Como novidade, está prevista a criação da Secretaria-Geral de Governança, Planejamento e Compliance. Nela estará inserido o laboratório de inovação, denominado IdeiaRio, cuja missão é pensar projetos para o Tribunal. Nessa linha, também teremos a Secretaria-Geral de Responsabilidade Social e Sustentabilidade. É hora de consolidar programas que indiquem a preocupação do Tribunal com ações de natureza social, que favoreçam a inclusão e a acessibilidade, indicando a preocupação do TJRJ com uma sociedade sustentável. Por fim, teremos a Secretaria-Geral de Administração, que apoiará os órgãos colegiados permanentes e transitórios, mas também com a função de divulgar o conhecimento produzido pelo Poder Judiciário. A meta também é desburocratizar o trabalho. Não é possível num mundo digital se pensar em papel e em etapas e estágios que podem ser suprimidos pelo uso da inteligência artificial.

RJC – O senhor tem algum projeto para ajudar a proteger a mulher que sofre violência no Estado do Rio de Janeiro?
DRC – O combate à violência doméstica e contra a mulher seguirá sendo prioridade em nossa gestão. O TJRJ tem trabalho de vanguarda nessa área. Temos o Observatório Judicial de Violência Contra a Mulher, no qual, além de dados, qualquer pessoa encontra informações sobre nossos programas e projetos de como agir e pedir proteção nesses casos. O Tribunal conta com os Juizados Especial de Violência Doméstica e com instrumentos como o Aplicativo Maria da Penha, através do qual a vítima pode pedir ajuda de qualquer dispositivo eletrônico, por meio de um link. Vamos avançar nessa área, sempre prioritária para o Judiciário fluminense.

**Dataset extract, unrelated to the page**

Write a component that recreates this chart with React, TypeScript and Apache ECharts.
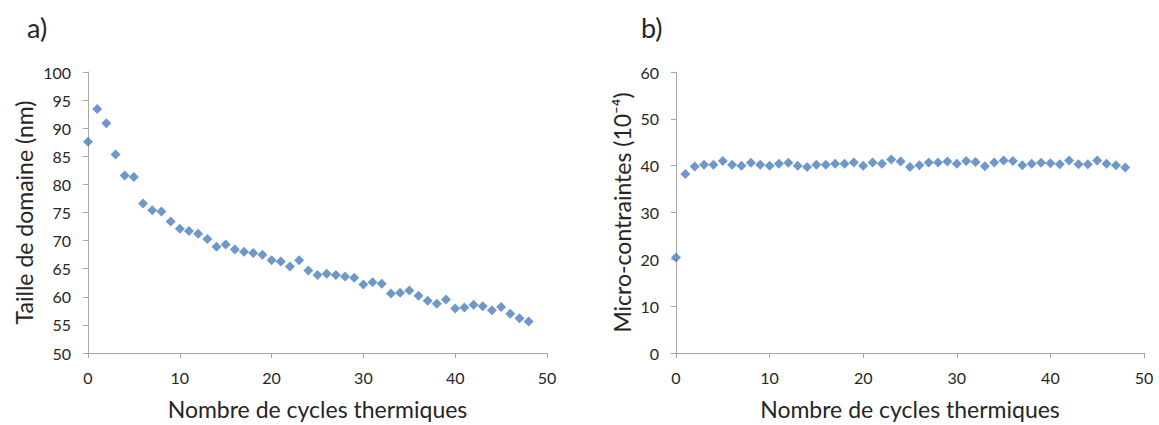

Nota_______________________

1 Nota da Redação: O Desembargador se refere ao Sistema Eletrônico dos Registros Públicos (SERP), que entrou em vigor na data da entrevista (31/1/2023) e ao qual devem aderir todos os estabelecimentos regulados pela Lei dos Registros Públicos (Lei no 6.015/1973), conforme determina a Medida Provisória no 1.085/2021, que aprovada em maio de 2022 modificou a lei então vigente sobre registros eletrônicos (Lei no 11.977/2009).